4. Setup Parameters of the QAP Problem, i.e., CRS (Common Reference Strings)

CRS are common reference strings that include parameters necessary for proof generation and verification. This step involves:

• Generating the CRS: Based on the QAP polynomials, the CRS is generated.
• Setting Common Parameters: The generated CRS is used to establish common parameters that both the prover and verifier will use.

5. Create Proof Based on CRS and Input

In this step, the proof is generated using the CRS and the input values:

• Preparing Inputs: The inputs to the circuit are prepared.
• Generating the Proof: Using the prepared inputs and the CRS, the proof is generated.

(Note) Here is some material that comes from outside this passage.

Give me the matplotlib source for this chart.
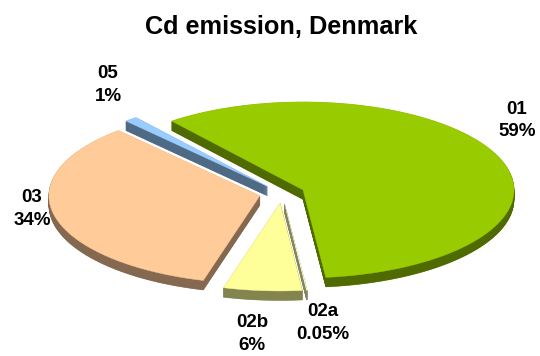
import numpy as np
import matplotlib
matplotlib.use('Agg')
import matplotlib.pyplot as plt
from matplotlib.patches import Polygon

plt.rcParams['font.family'] = ['Liberation Sans', 'DejaVu Sans']

# clockwise order, starting from the top left cut of the big slice
sectors = ['01', '02a', '02b', '03', '05']
shares = [59, 0.05, 6, 34, 1]
share_labels = ['59%', '0.05%', '6%', '34%', '1%']
top_colors = ['#99CC00', '#FFFFCC', '#FFFF99', '#FFCC99', '#99CCFF']
side_colors = ['#4F6A00', '#84845F', '#84844F', '#84684F', '#4F6A84']
label_x = [517, 323, 252, 32, 108]
label_y = [120.5, 323, 334, 209, 85]

# pie geometry, in pixels
cx, cy = 282, 193.5
rx, ry = 211, 88
explode = 22.7
depth = 9.5
start_angle = 128.5


def slice_outline(a0, a1):
    # apex plus rim of a slice going clockwise from a0 to a1 (degrees)
    mid = np.radians((a0 + a1) / 2)
    x0 = cx + explode * np.cos(mid)
    y0 = cy - explode * np.sin(mid) * ry / rx
    t = np.radians(np.linspace(a0, a1, max(int(abs(a1 - a0)) * 2, 2)))
    xs = np.r_[x0, x0 + rx * np.cos(t)]
    ys = np.r_[y0, y0 - ry * np.sin(t)]
    return np.column_stack([xs, ys])


fig = plt.figure(figsize=(5.4, 3.56), dpi=100)
ax = fig.add_axes([0, 0, 1, 1])
ax.set_xlim(0, 540)
ax.set_ylim(356, 0)
ax.axis('off')

fractions = np.array(shares) / sum(shares)
angles = start_angle - np.r_[0, np.cumsum(fractions)] * 360

# back slices first so the front ones sit over them
for i in [4, 0, 3, 2, 1]:
    pts = slice_outline(angles[i], angles[i + 1])
    # stack the outline downward for the side walls
    for d in np.arange(depth, 0, -0.5):
        ax.add_patch(Polygon(pts + [0, d], closed=True, fc=side_colors[i], ec=side_colors[i], lw=0.4))
    ax.add_patch(Polygon(pts, closed=True, fc=top_colors[i], ec=top_colors[i], lw=0.3))

for i, name in enumerate(sectors):
    ax.text(label_x[i], label_y[i], f'{name}\n{share_labels[i]}', ha='center', va='center',
            fontsize=13.5, fontweight='bold', color='black', linespacing=1.42)

ax.text(281, 27, 'Cd emission, Denmark', ha='center', va='center',
        fontsize=18.2, fontweight='bold', color='black')

fig.savefig('out.png', dpi=100, facecolor='white')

This involves using the QAP polynomials and the input values to produce proof data.
• Proof Data: The generated proof data is in a format that can be verified by the verifier.

6. Verify Proof

The verification step involves the following tasks:

• Receiving Proof Data: The verifier receives the proof data generated by the prover.
• Verification Process: Using the received proof data and the CRS, the verifier checks the validity of the proof. This involves using the QAP polynomials and the common parameters to ensure the proof is correct.
• Result Confirmation: Based on the verification process, the verifier determines whether the proof is valid. If valid, it confirms that the statement being proven is true.

Summary

This overall process is designed to securely prove and verify complex computational problems. Each step transforms the problem into a polynomial form, generates a constraint system (R1CS), converts it to a polynomial-based system (QAP), and uses common reference strings (CRS) to efficiently generate and verify proofs. Using Fast Fourier Transform (FFT) reduces computational complexity, making the proof generation and verification process more efficient. The CRS enables both the prover and verifier to use common parameters, ensuring the integrity and security of the proof system.